Opinion: There are only two certainties in life - death, taxes and the Leinster Senior Cup

A wise man once said ‘there are only two certainties in life: death and taxes.’ The wise man was only half right – neither death nor taxes ever reckoned with the Leinster Senior Cup.

Were either to do so, they’d be caught out for their codology: as a largely amateur endeavour, the Leinster Senior Cup reckons not with taxes; and, as we’ll learn, it never dies.

The Leinster Senior Cup is unique in world football in that it never stops – there is never a time, imagined or real, when the Leinster Senior Cup is not happening.

It’s the only football competition that starts before it starts and ends after it ends – it exists on a continuum of time blissfully unaware of, and uncaring of, men nor women.

The Champions League may come close – just 24 days passed between the final between Liverpool and Tottenham Hotspur on June 1st and the first preliminary rounds.

England’s FA Cup is even stricter still – a full three months passed between Manchester City’s trouncing of Watford in the final and the beginning of the next season’s competition.

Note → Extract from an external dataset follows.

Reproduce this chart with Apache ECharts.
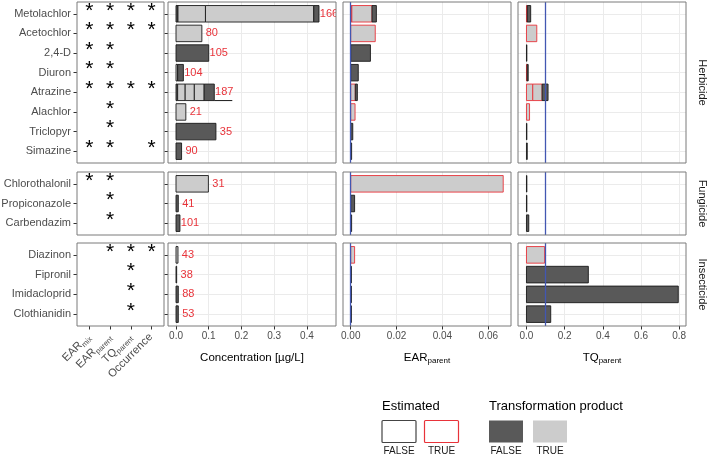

Both UEFA and the English FA are prisoners to rules – those jobsworths have no appreciation of the anarchism and lack of structure that makes a true cup competition.

Six months have passed since holders Dundalk were eliminated by Athlone Town in the first game of the fourth round.

Dundalk aren’t actually the holders – they haven’t won it since they beat Shamrock Rovers in 2015 after the 2016 competition had already begun – but you didn’t know that, and that’s the point.



Next year’s competition is due to start in the coming weeks and yet the fourth round of last year’s competition is still ongoing.

No date has been set for the tie between North End United and Longford Town, and the fourth round of this year’s cup may yet outlast the early rounds of next year’s.

League of Ireland clubs have long been excused the first three rounds of the cup and, added to a calendar-year season in the league, scheduling has long ceased to make any sense.

The Leinster Senior Cup occupies a plane of existence no other cup competition in world football can reach – or even contemplate – so bound are they by arbitrary concepts like time.

I’ve been roundly ridiculed for my everlasting love of the Leinster Senior Cup – or maybe not, I haven’t done any research – but there’s a reason it’s the oldest senior cup competition in Ireland.

Killester Donnycarney knocked Shamrock Rovers out of the fourth round of the 2018-19 Leinster Senior Cup.



The club came only into existence last July following a merger between Killester United and Donnycarney, two months before the 2017-18 final between Shelbourne and St Patrick’s Athletic.

When this season’s cup kicked off, they didn’t exist for the purposes of the competition they were playing in. Confused? You should be. Nobody cares. It’s the Leinster Senior Cup.

Sheriff YC play Drogheda United in the fourth round of the Leinster Senior Cup on Wednesday. When they started, they were an AUL club; they play this round as a Leinster Senior League member.

In the third round, they knocked out Sacred Heart Firhouse Clover – who began the competition as Firhouse Clover before the two Tallaght clubs merged. None of this matters.

This season’s final could well be contested by a club that existed when the cup started and finished but not when it finished and a club that got there by beating a club that existed when it ended but not when it started.

So if any wise man tells you there are only two certainties in life, feel free to correct him. There are but two certainties in life: death, taxes and the Leinster Senior Cup.